EXERCISE
Give back the lines exactly, from the first one to the line with "width=190pt] (ygm) at", both ends included.

SUPPLIED DATA
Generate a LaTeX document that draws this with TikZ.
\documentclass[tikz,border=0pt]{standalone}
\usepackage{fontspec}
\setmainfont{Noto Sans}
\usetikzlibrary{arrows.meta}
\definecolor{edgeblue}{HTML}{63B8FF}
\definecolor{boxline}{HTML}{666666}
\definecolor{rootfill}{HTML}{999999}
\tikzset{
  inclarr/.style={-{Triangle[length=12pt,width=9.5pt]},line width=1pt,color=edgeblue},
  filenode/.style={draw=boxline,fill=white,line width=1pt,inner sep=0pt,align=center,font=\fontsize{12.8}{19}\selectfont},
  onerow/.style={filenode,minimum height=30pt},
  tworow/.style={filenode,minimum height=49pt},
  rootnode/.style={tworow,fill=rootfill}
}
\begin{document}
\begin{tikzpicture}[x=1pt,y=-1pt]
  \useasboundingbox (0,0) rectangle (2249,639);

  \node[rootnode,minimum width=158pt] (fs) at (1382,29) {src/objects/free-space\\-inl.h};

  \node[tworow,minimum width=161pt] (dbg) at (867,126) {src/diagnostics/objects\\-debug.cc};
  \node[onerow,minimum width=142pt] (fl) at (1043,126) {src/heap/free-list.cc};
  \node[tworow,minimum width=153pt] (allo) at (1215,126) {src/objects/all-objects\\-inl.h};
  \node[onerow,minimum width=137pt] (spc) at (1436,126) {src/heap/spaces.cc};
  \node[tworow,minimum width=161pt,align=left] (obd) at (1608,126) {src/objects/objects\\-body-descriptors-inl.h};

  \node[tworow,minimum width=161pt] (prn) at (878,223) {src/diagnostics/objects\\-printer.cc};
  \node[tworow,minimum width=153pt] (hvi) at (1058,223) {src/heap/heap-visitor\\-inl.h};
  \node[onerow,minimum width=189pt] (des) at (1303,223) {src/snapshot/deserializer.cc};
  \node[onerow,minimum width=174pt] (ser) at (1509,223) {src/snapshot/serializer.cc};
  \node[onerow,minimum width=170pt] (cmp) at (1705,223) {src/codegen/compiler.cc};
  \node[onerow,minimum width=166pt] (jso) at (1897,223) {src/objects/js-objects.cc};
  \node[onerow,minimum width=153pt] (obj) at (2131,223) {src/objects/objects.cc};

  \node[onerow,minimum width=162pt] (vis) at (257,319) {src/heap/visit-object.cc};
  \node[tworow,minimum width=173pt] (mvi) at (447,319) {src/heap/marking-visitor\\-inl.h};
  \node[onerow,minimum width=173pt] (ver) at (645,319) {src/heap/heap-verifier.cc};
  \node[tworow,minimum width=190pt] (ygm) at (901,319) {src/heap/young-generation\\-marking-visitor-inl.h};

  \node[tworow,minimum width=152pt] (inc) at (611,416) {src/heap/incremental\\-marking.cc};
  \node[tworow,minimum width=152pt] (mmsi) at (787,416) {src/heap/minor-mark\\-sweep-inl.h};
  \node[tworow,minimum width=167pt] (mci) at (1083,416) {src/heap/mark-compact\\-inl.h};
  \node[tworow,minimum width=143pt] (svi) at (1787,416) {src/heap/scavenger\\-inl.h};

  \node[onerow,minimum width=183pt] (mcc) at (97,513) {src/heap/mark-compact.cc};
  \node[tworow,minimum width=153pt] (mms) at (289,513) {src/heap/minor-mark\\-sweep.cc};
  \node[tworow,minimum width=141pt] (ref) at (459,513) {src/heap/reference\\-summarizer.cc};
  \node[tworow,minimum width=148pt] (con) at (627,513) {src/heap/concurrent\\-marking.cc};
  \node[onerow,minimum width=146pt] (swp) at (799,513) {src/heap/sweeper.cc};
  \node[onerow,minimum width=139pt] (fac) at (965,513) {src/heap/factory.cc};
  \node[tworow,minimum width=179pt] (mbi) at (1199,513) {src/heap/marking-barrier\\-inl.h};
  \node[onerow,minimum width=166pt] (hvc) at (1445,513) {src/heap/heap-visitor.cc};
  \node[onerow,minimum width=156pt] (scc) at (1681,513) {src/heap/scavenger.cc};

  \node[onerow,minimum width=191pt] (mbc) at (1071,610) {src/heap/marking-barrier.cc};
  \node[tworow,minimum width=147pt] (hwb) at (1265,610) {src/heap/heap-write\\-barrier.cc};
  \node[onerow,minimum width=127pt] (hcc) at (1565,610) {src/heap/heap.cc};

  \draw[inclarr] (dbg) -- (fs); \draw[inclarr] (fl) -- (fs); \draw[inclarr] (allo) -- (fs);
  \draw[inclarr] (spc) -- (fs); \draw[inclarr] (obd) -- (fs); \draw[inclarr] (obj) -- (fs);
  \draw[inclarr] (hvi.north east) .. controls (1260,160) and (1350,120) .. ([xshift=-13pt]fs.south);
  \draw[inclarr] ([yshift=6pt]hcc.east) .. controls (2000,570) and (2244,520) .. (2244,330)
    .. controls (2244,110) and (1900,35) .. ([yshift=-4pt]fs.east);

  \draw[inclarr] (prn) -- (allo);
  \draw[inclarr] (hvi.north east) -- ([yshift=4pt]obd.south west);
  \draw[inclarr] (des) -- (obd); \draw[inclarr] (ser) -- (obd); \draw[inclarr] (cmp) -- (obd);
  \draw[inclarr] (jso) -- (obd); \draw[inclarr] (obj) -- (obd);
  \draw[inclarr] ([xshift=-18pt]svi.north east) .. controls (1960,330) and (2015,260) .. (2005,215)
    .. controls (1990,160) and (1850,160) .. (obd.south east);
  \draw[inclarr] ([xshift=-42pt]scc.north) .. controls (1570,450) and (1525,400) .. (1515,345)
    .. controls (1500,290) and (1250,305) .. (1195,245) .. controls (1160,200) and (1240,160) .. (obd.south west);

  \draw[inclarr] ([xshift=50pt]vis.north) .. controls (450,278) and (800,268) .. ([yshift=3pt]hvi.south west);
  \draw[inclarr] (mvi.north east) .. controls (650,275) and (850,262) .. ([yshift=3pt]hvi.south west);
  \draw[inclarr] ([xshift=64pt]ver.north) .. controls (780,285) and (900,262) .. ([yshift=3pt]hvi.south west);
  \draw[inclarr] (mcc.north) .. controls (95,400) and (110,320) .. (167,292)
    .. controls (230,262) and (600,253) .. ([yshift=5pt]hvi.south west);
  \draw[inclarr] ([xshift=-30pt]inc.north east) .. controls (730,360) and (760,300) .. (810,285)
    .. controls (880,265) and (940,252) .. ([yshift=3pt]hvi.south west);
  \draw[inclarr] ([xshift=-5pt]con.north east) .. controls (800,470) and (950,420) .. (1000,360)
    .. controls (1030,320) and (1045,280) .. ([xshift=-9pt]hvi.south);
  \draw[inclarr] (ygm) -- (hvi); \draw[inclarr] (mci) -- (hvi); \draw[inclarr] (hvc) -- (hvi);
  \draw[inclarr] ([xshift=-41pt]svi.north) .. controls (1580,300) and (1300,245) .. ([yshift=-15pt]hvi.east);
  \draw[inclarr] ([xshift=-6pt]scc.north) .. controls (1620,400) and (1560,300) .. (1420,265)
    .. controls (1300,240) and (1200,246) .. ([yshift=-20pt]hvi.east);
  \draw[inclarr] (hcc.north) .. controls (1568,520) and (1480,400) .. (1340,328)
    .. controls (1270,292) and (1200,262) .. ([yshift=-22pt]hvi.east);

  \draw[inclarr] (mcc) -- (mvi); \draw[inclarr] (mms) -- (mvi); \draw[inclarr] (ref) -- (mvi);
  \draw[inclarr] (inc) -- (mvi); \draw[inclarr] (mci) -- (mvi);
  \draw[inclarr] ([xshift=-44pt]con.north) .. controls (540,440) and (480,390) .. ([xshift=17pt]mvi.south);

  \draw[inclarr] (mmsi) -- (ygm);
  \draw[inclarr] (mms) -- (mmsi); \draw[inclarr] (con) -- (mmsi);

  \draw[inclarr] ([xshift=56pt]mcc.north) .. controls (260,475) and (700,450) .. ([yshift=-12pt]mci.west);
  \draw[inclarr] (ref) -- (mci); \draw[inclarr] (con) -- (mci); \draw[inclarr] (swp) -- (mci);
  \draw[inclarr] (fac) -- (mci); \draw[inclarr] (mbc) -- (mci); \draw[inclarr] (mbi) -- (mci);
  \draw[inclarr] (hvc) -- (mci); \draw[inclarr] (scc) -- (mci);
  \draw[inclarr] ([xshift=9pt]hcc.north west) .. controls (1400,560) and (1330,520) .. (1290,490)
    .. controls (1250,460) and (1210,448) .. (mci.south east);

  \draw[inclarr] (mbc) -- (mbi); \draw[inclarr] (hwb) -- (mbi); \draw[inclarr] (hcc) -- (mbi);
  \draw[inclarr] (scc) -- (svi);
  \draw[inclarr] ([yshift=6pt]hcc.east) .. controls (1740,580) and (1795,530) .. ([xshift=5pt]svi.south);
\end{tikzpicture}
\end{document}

WRITTEN ANSWER
Generate a LaTeX document that draws this with TikZ.
\documentclass[tikz,border=0pt]{standalone}
\usepackage{fontspec}
\setmainfont{Noto Sans}
\usetikzlibrary{arrows.meta}
\definecolor{edgeblue}{HTML}{63B8FF}
\definecolor{boxline}{HTML}{666666}
\definecolor{rootfill}{HTML}{999999}
\tikzset{
  inclarr/.style={-{Triangle[length=12pt,width=9.5pt]},line width=1pt,color=edgeblue},
  filenode/.style={draw=boxline,fill=white,line width=1pt,inner sep=0pt,align=center,font=\fontsize{12.8}{19}\selectfont},
  onerow/.style={filenode,minimum height=30pt},
  tworow/.style={filenode,minimum height=49pt},
  rootnode/.style={tworow,fill=rootfill}
}
\begin{document}
\begin{tikzpicture}[x=1pt,y=-1pt]
  \useasboundingbox (0,0) rectangle (2249,639);

  \node[rootnode,minimum width=158pt] (fs) at (1382,29) {src/objects/free-space\\-inl.h};

  \node[tworow,minimum width=161pt] (dbg) at (867,126) {src/diagnostics/objects\\-debug.cc};
  \node[onerow,minimum width=142pt] (fl) at (1043,126) {src/heap/free-list.cc};
  \node[tworow,minimum width=153pt] (allo) at (1215,126) {src/objects/all-objects\\-inl.h};
  \node[onerow,minimum width=137pt] (spc) at (1436,126) {src/heap/spaces.cc};
  \node[tworow,minimum width=161pt,align=left] (obd) at (1608,126) {src/objects/objects\\-body-descriptors-inl.h};

  \node[tworow,minimum width=161pt] (prn) at (878,223) {src/diagnostics/objects\\-printer.cc};
  \node[tworow,minimum width=153pt] (hvi) at (1058,223) {src/heap/heap-visitor\\-inl.h};
  \node[onerow,minimum width=189pt] (des) at (1303,223) {src/snapshot/deserializer.cc};
  \node[onerow,minimum width=174pt] (ser) at (1509,223) {src/snapshot/serializer.cc};
  \node[onerow,minimum width=170pt] (cmp) at (1705,223) {src/codegen/compiler.cc};
  \node[onerow,minimum width=166pt] (jso) at (1897,223) {src/objects/js-objects.cc};
  \node[onerow,minimum width=153pt] (obj) at (2131,223) {src/objects/objects.cc};

  \node[onerow,minimum width=162pt] (vis) at (257,319) {src/heap/visit-object.cc};
  \node[tworow,minimum width=173pt] (mvi) at (447,319) {src/heap/marking-visitor\\-inl.h};
  \node[onerow,minimum width=173pt] (ver) at (645,319) {src/heap/heap-verifier.cc};
  \node[tworow,minimum width=190pt] (ygm) at (901,319) {src/heap/young-generation\\-marking-visitor-inl.h};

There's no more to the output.